■ Aim
Copy everything in the data below exactly except the pictures.

Start of Recorded information

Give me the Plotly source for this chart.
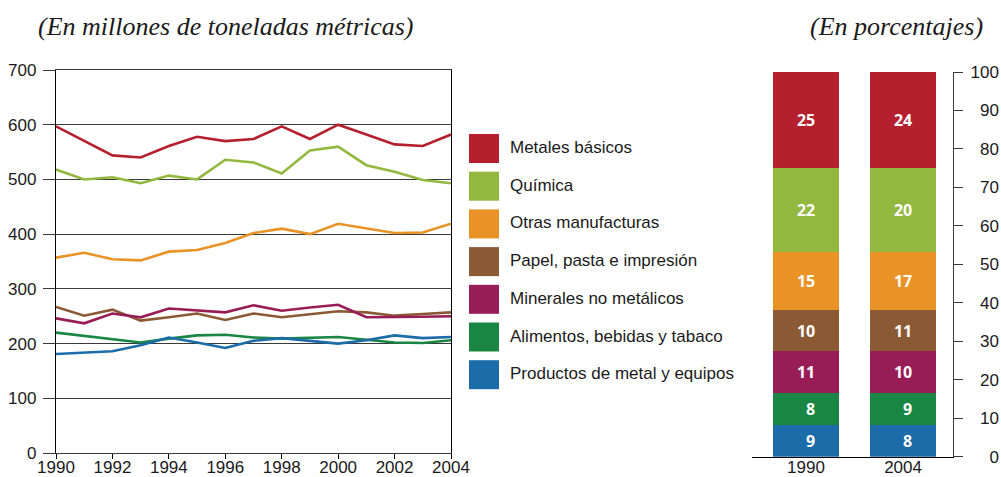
import plotly.graph_objects as go

years = list(range(1990, 2005))

sectors = [
    "Metales básicos",
    "Química",
    "Otras manufacturas",
    "Papel, pasta e impresión",
    "Minerales no metálicos",
    "Alimentos, bebidas y tabaco",
    "Productos de metal y equipos",
]
colors = ["#B51F2E", "#93B83F", "#E99226", "#8B5A35", "#981C55", "#1A8643", "#1B6CA8"]

# millones de toneladas métricas
metales = [597, 570, 544, 540, 561, 578, 570, 574, 597, 574, 600, 582, 564, 561, 582]
quimica = [518, 500, 504, 493, 507, 500, 536, 531, 511, 553, 560, 526, 514, 499, 493]
otras = [357, 366, 354, 352, 368, 371, 384, 402, 410, 400, 419, 410, 402, 403, 419]
papel = [267, 251, 262, 242, 248, 255, 243, 255, 248, 254, 259, 257, 251, 254, 257]
minerales = [246, 237, 255, 248, 264, 261, 257, 270, 260, 266, 271, 248, 248, 249, 250]
alimentos = [220, 214, 207, 202, 209, 215, 216, 211, 209, 210, 212, 207, 202, 201, 206]
productos = [181, 184, 186, 197, 211, 202, 192, 205, 210, 205, 200, 206, 215, 210, 212]
series = [metales, quimica, otras, papel, minerales, alimentos, productos]

# porcentajes (altura dibujada y etiqueta), mismo orden que sectors
bar_years = ["1990", "2004"]
heights_1990 = [24.9, 21.8, 15.2, 10.6, 11.0, 8.3, 8.2]
heights_2004 = [24.9, 21.8, 15.2, 10.6, 11.0, 8.3, 8.2]
labels_1990 = [25, 22, 15, 10, 11, 8, 9]
labels_2004 = [24, 20, 17, 11, 10, 9, 8]

W, H = 1001, 477
SANS = "Liberation Sans, Arial, sans-serif"
SERIF = "Liberation Serif, Times New Roman, serif"
GRID = "#3a3a3a"


def px(x):
    return x / W


def py(y):
    return 1 - y / H


fig = go.Figure()

for name, vals, col in zip(sectors, series, colors):
    fig.add_trace(go.Scatter(
        x=years, y=vals, mode="lines", name=name,
        line=dict(color=col, width=2.6), xaxis="x", yaxis="y",
        showlegend=False, hoverinfo="x+y+name",
    ))

# stacked bars, bottom segment first
for i in reversed(range(len(sectors))):
    txt = [str(labels_1990[i]).rjust(2, "\u2007"), str(labels_2004[i]).rjust(2, "\u2007")]
    fig.add_trace(go.Bar(
        x=bar_years, y=[heights_1990[i], heights_2004[i]], name=sectors[i],
        marker=dict(color=colors[i], line=dict(width=0)),
        width=0.68, text=txt, texttemplate="<b>%{text}</b>",
        textposition="inside", insidetextanchor="middle", textangle=0,
        textfont=dict(family="Open Sans, sans-serif", size=16, color="white"),
        xaxis="x2", yaxis="y2", showlegend=False,
    ))

# legend drawn by hand: big square swatches
step = 37.7
for i, (name, col) in enumerate(zip(sectors, colors)):
    top = 134 + i * step
    fig.add_shape(type="rect", xref="paper", yref="paper",
                  x0=px(469), x1=px(499), y0=py(top + 29), y1=py(top),
                  fillcolor=col, line=dict(width=0))
    fig.add_annotation(x=px(508), y=py(top + 13.5), xref="paper", yref="paper",
                       text=name, showarrow=False, xanchor="left", yanchor="middle",
                       font=dict(family=SANS, size=17, color="#1a1a1a"))

fig.add_annotation(x=px(226), y=py(27), xref="paper", yref="paper",
                   text="<i>(En millones de toneladas métricas)</i>", showarrow=False,
                   xanchor="center", yanchor="middle",
                   font=dict(family=SERIF, size=26, color="#1a1a1a"))
fig.add_annotation(x=px(896), y=py(27), xref="paper", yref="paper",
                   text="<i>(En porcentajes)</i>", showarrow=False,
                   xanchor="center", yanchor="middle",
                   font=dict(family=SERIF, size=26, color="#1a1a1a"))

pct_ticks = list(range(0, 101, 10))

fig.update_layout(
    width=W, height=H,
    margin=dict(l=0, r=0, t=0, b=0),
    paper_bgcolor="white", plot_bgcolor="white",
    font=dict(family=SANS, size=17, color="#1a1a1a"),
    barmode="stack",
    xaxis=dict(
        domain=[px(56), px(451)], range=[1990, 2004], anchor="y", automargin=False,
        tickvals=list(range(1990, 2005, 2)), ticks="outside", ticklen=5,
        tickcolor="black", showline=True, linecolor=GRID, linewidth=1.3,
        mirror=True, showgrid=False, zeroline=False, ticklabelstandoff=-7,
    ),
    yaxis=dict(
        domain=[py(453), py(70)], range=[0, 700], anchor="x", automargin=False,
        tickvals=list(range(0, 701, 100)), ticks="outside", ticklen=12,
        tickcolor=GRID, tickwidth=1.3, showgrid=True, gridcolor=GRID, gridwidth=1.3,
        showline=True, linecolor="black", linewidth=1.3, mirror=True, zeroline=False,
        ticklabelstandoff=3,
    ),
    xaxis2=dict(
        domain=[px(752), px(953)], range=[-0.557, 1.515], anchor="y2", type="category",
        automargin=False, ticklabelstandoff=-5,
        showline=True, linecolor="black", linewidth=1.3, ticks="", showgrid=False,
    ),
    yaxis2=dict(
        domain=[py(456.7), py(72)], range=[0, 100], anchor="x2", side="right",
        automargin=False,
        tickvals=pct_ticks, ticktext=[str(v).rjust(3, "\u2007") for v in pct_ticks],
        ticks="outside", ticklen=9, tickcolor=GRID, tickwidth=1.3,
        showline=True, linecolor=GRID, linewidth=1.3, showgrid=False, zeroline=False,
        ticklabelstandoff=4,
    ),
)

# drop the default 8px page margin so the figure fills the window
fig.write_html("out.html", config={"displayModeBar": False},
               post_script="document.body.style.margin='0';")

End of Recorded information

■ Exercise output
Give me the Plotly source for this chart.
import plotly.graph_objects as go

years = list(range(1990, 2005))

sectors = [
    "Metales básicos",
    "Química",
    "Otras manufacturas",
    "Papel, pasta e impresión",
    "Minerales no metálicos",
    "Alimentos, bebidas y tabaco",
    "Productos de metal y equipos",
]
colors = ["#B51F2E", "#93B83F", "#E99226", "#8B5A35", "#981C55", "#1A8643", "#1B6CA8"]

# millones de toneladas métricas
metales = [597, 570, 544, 540, 561, 578, 570, 574, 597, 574, 600, 582, 564, 561, 582]
quimica = [518, 500, 504, 493, 507, 500, 536, 531, 511, 553, 560, 526, 514, 499, 493]
otras = [357, 366, 354, 352, 368, 371, 384, 402, 410, 400, 419, 410, 402, 403, 419]
papel = [267, 251, 262, 242, 248, 255, 243, 255, 248, 254, 259, 257, 251, 254, 257]
minerales = [246, 237, 255, 248, 264, 261, 257, 270, 260, 266, 271, 248, 248, 249, 250]
alimentos = [220, 214, 207, 202, 209, 215, 216, 211, 209, 210, 212, 207, 202, 201, 206]
productos = [181, 184, 186, 197, 211, 202, 192, 205, 210, 205, 200, 206, 215, 210, 212]
series = [metales, quimica, otras, papel, minerales, alimentos, productos]

# porcentajes (altura dibujada y etiqueta), mismo orden que sectors
bar_years = ["1990", "2004"]
heights_1990 = [24.9, 21.8, 15.2, 10.6, 11.0, 8.3, 8.2]
heights_2004 = [24.9, 21.8, 15.2, 10.6, 11.0, 8.3, 8.2]
labels_1990 = [25, 22, 15, 10, 11, 8, 9]
labels_2004 = [24, 20, 17, 11, 10, 9, 8]

W, H = 1001, 477
SANS = "Liberation Sans, Arial, sans-serif"
SERIF = "Liberation Serif, Times New Roman, serif"
GRID = "#3a3a3a"


def px(x):
    return x / W


def py(y):
    return 1 - y / H


fig = go.Figure()

for name, vals, col in zip(sectors, series, colors):
    fig.add_trace(go.Scatter(
        x=years, y=vals, mode="lines", name=name,
        line=dict(color=col, width=2.6), xaxis="x", yaxis="y",
        showlegend=False, hoverinfo="x+y+name",
    ))

# stacked bars, bottom segment first
for i in reversed(range(len(sectors))):
    txt = [str(labels_1990[i]).rjust(2, "\u2007"), str(labels_2004[i]).rjust(2, "\u2007")]
    fig.add_trace(go.Bar(
        x=bar_years, y=[heights_1990[i], heights_2004[i]], name=sectors[i],
        marker=dict(color=colors[i], line=dict(width=0)),
        width=0.68, text=txt, texttemplate="<b>%{text}</b>",
        textposition="inside", insidetextanchor="middle", textangle=0,
        textfont=dict(family="Open Sans, sans-serif", size=16, color="white"),
        xaxis="x2", yaxis="y2", showlegend=False,
    ))

# legend drawn by hand: big square swatches
step = 37.7
for i, (name, col) in enumerate(zip(sectors, colors)):
    top = 134 + i * step
    fig.add_shape(type="rect", xref="paper", yref="paper",
                  x0=px(469), x1=px(499), y0=py(top + 29), y1=py(top),
                  fillcolor=col, line=dict(width=0))
    fig.add_annotation(x=px(508), y=py(top + 13.5), xref="paper", yref="paper",
                       text=name, showarrow=False, xanchor="left", yanchor="middle",
                       font=dict(family=SANS, size=17, color="#1a1a1a"))

fig.add_annotation(x=px(226), y=py(27), xref="paper", yref="paper",
                   text="<i>(En millones de toneladas métricas)</i>", showarrow=False,
                   xanchor="center", yanchor="middle",
                   font=dict(family=SERIF, size=26, color="#1a1a1a"))
fig.add_annotation(x=px(896), y=py(27), xref="paper", yref="paper",
                   text="<i>(En porcentajes)</i>", showarrow=False,
                   xanchor="center", yanchor="middle",
                   font=dict(family=SERIF, size=26, color="#1a1a1a"))

pct_ticks = list(range(0, 101, 10))

fig.update_layout(
    width=W, height=H,
    margin=dict(l=0, r=0, t=0, b=0),
    paper_bgcolor="white", plot_bgcolor="white",
    font=dict(family=SANS, size=17, color="#1a1a1a"),
    barmode="stack",
    xaxis=dict(
        domain=[px(56), px(451)], range=[1990, 2004], anchor="y", automargin=False,
        tickvals=list(range(1990, 2005, 2)), ticks="outside", ticklen=5,
        tickcolor="black", showline=True, linecolor=GRID, linewidth=1.3,
        mirror=True, showgrid=False, zeroline=False, ticklabelstandoff=-7,
    ),
    yaxis=dict(
        domain=[py(453), py(70)], range=[0, 700], anchor="x", automargin=False,
        tickvals=list(range(0, 701, 100)), ticks="outside", ticklen=12,
        tickcolor=GRID, tickwidth=1.3, showgrid=True, gridcolor=GRID, gridwidth=1.3,
        showline=True, linecolor="black", linewidth=1.3, mirror=True, zeroline=False,
        ticklabelstandoff=3,
    ),
    xaxis2=dict(
        domain=[px(752), px(953)], range=[-0.557, 1.515], anchor="y2", type="category",
        automargin=False, ticklabelstandoff=-5,
        showline=True, linecolor="black", linewidth=1.3, ticks="", showgrid=False,
    ),
    yaxis2=dict(
        domain=[py(456.7), py(72)], range=[0, 100], anchor="x2", side="right",
        automargin=False,
        tickvals=pct_ticks, ticktext=[str(v).rjust(3, "\u2007") for v in pct_ticks],
        ticks="outside", ticklen=9, tickcolor=GRID, tickwidth=1.3,
        showline=True, linecolor=GRID, linewidth=1.3, showgrid=False, zeroline=False,
        ticklabelstandoff=4,
    ),
)

# drop the default 8px page margin so the figure fills the window
fig.write_html("out.html", config={"displayModeBar": False},
               post_script="document.body.style.margin='0';")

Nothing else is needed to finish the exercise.